The commitment to eventually redeem the poison pill was made by Toreador's Board
of Directors at the time of the re-structuring of the Company's Board and
management in July 1998. Removal of this device will precisely align the
economic interests of the Board, the management and the stockholders of the
Company. Tom Graves, President and CEO of Toreador, notes "that the Board and
management own a substantial position in the shares of the Company. No useful
purpose was served by creating an artificial barrier to a possible bid for the
Company or the entrenchment of a Board and management not serving the best
interest of all the stockholders."

In redeeming the rights, the Board authorized a one-time payment of $.01 per
common share, which will be paid on June 15, 2000 to stockholders of record on
June 5, 2000. Stockholders do not have to take any action to receive the
redemption payment and do not have to exchange their stock certificates.

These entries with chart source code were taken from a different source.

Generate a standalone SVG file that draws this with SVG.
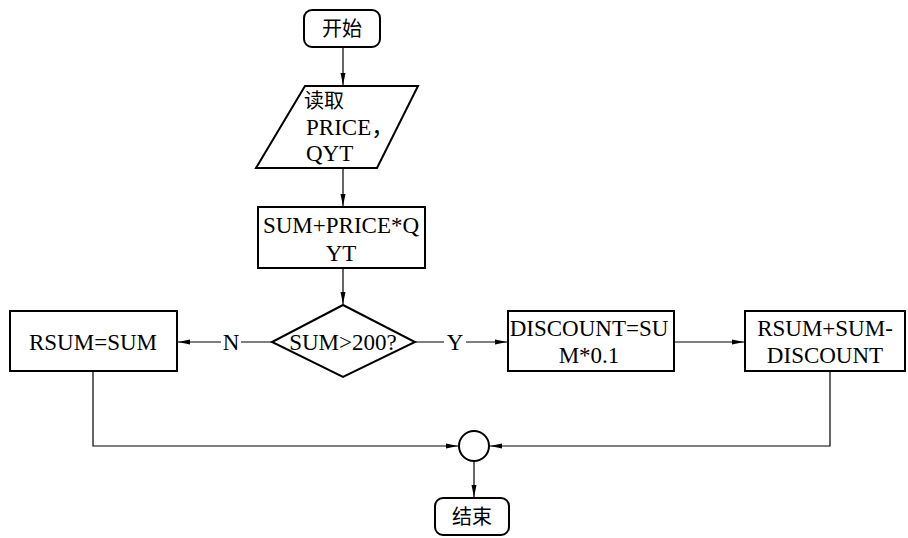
<svg xmlns="http://www.w3.org/2000/svg" width="908" height="538" viewBox="0 0 908 538">
<style>
.box{fill:#fff;stroke:#000;stroke-width:2}
.c{fill:none;stroke:#000;stroke-width:1.2}
.t{font-family:"Liberation Serif","Times New Roman","Noto Sans CJK SC",serif;font-size:23px;fill:#000}
.z{font-family:"Noto Sans CJK SC",sans-serif;font-size:20px;fill:#000}
.m{text-anchor:middle}
</style>
<defs>
<marker id="ah" markerWidth="12" markerHeight="6" refX="12" refY="3" orient="auto" markerUnits="userSpaceOnUse">
<path d="M0,0.5 L12,3 L0,5.5 Z" fill="#000"/>
</marker>
</defs>
<rect width="908" height="538" fill="#fff"/>
<g id="connectors">
<path class="c" d="M343,47 V85" marker-end="url(#ah)"/>
<path class="c" d="M343,168 V206" marker-end="url(#ah)"/>
<path class="c" d="M343,268 V304" marker-end="url(#ah)"/>
<path class="c" d="M272,342 H178" marker-end="url(#ah)"/>
<path class="c" d="M415,342 H507" marker-end="url(#ah)"/>
<path class="c" d="M674,342 H744" marker-end="url(#ah)"/>
<path class="c" d="M93,371 V446 H458" marker-end="url(#ah)"/>
<path class="c" d="M830,371 V446 H490" marker-end="url(#ah)"/>
<path class="c" d="M474,461 V497" marker-end="url(#ah)"/>
<rect x="221" y="331" width="20" height="22" fill="#fff"/>
<text class="t m" x="231" y="350">N</text>
<rect x="444" y="331" width="22" height="22" fill="#fff"/>
<text class="t m" x="455" y="350">Y</text>
</g>
<g id="start">
<rect class="box" x="304" y="10" width="76" height="37" rx="8"/>
<text class="z m" x="342" y="36">开始</text>
</g>
<g id="input">
<polygon class="box" points="305,86 418,86 377,168 256,168"/>
<text class="z" x="304" y="108">读取</text>
<text class="t" x="306" y="135">PRICE，</text>
<text class="t" x="306" y="161">QYT</text>
</g>
<g id="calc">
<rect class="box" x="258" y="207" width="167" height="61"/>
<text class="t m" x="341" y="233">SUM+PRICE*Q</text>
<text class="t m" x="341" y="261">YT</text>
</g>
<g id="decision">
<polygon class="box" points="343,305 415,342 343,377 272,342"/>
<text class="t m" x="343" y="350">SUM&gt;200?</text>
</g>
<g id="rsum1">
<rect class="box" x="10" y="311" width="167" height="60"/>
<text class="t m" x="93" y="350">RSUM=SUM</text>
</g>
<g id="discount">
<rect class="box" x="508" y="311" width="166" height="60"/>
<text class="t m" x="589" y="336">DISCOUNT=SU</text>
<text class="t m" x="589" y="363">M*0.1</text>
</g>
<g id="rsum2">
<rect class="box" x="745" y="311" width="160" height="60"/>
<text class="t m" x="825" y="336">RSUM+SUM-</text>
<text class="t m" x="825" y="363">DISCOUNT</text>
</g>
<g id="join">
<circle class="box" cx="474" cy="446" r="15"/>
</g>
<g id="end">
<rect class="box" x="435" y="498" width="74" height="37" rx="8"/>
<text class="z m" x="472" y="524">结束</text>
</g>
</svg>
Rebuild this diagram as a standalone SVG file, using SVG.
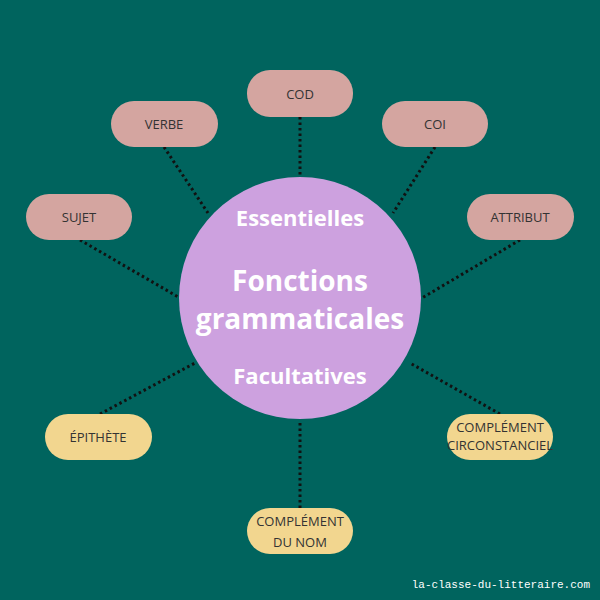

Toreador owns perpetual oil and gas mineral and royalty interests in
approximately 2.6 million gross acres or 1.4 million net acres located primarily
in Alabama, Arkansas, California, Kansas, Louisiana, Michigan, Mississippi,
Montana and Texas. In addition, the Company owns working interests primarily in
Texas, Kansas, New Mexico and Oklahoma.


Contact:     G. Thomas Graves III, President and Chief Executive Officer
             Edward C. Marhanka, Vice President-Operations
             Douglas W. Weir, Vice President-Finance and Treasurer
             214/559-3933 or 800/966-2141

Except for the historical information contained herein, the matters set forth in
this news release are "forward-looking statements" within the meaning of Section
27A of the Securities Act of 1933, as amended, and Section 21E of the Securities
Exchange Act of 1934, as amended. Business plans included herein may change as
circumstances warrant. Risk factors and additional information are included in
the Company's reports on file with the Securities and Exchange Commission.